Let's remember that PAC and Eq. C are different; the former is declaration, the latter is implementation. For example, PAC may state that 20% of the price shall follow the labor cost index variation; it does not explain how the variation is to be calculated and which internet data source shall be used. Experience shows that sources differ in reliability and latency. For the last 10 years roughly 80% of datasets providers discontinued their services or moved to paid subscriptions. Latency may differ from minutes to three months.

In other words, each declaration may have multiple implementations to be switched-over on-the-fly, enhanced by regression analysis, cross-validation and moderate forecasting. Regression analysis is used to adapt the source discrete data to the project flow, cross-validation detects the outliers, and forecasting helps to patch the latency negative effect.

How to define the A1, A2,.. coefficients? Today they are assumed by the domain experts. Subjectivity in the A definition may be seen in BEAMA formulas evolution with time. This approach cannot be automated. To build the rigorous procedure we need to admit that Eq. C is not independent; it is the logic extension and enhancement of cost estimating algorithms used during the project FEED stage for process and other equipment.

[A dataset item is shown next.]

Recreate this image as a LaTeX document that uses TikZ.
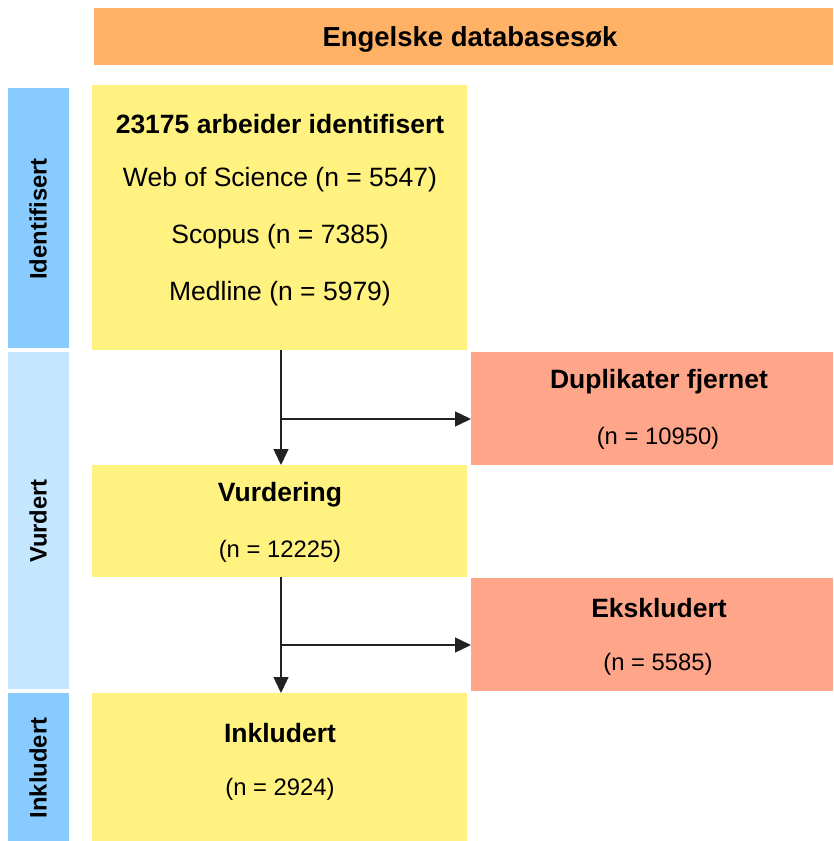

Extension deals with new source of data – the cancellation charges curve normally appended together with the manufacturing schedule to the commercial offer. Special algorithms superimpose this curve on the schedule and extract the A1, A2,. coefficients.

The mentioned enhancement is probably the elephant in the room. It deals with the cost estimating platform latency. It is comparable with the plant construction time or even 2 – 3 times bigger. It allows extending the costing formula validity beyond the expiration date. But it is another chapter in crengeneering.

Finally I need to apologize to my reader for not mentioning that Eq. C is not correct at all. Unlike the t0 time, there is no single tn value to be inserted into the equation; every order package is processed at different time. So links the PAC framework to the procurement schedule generating one.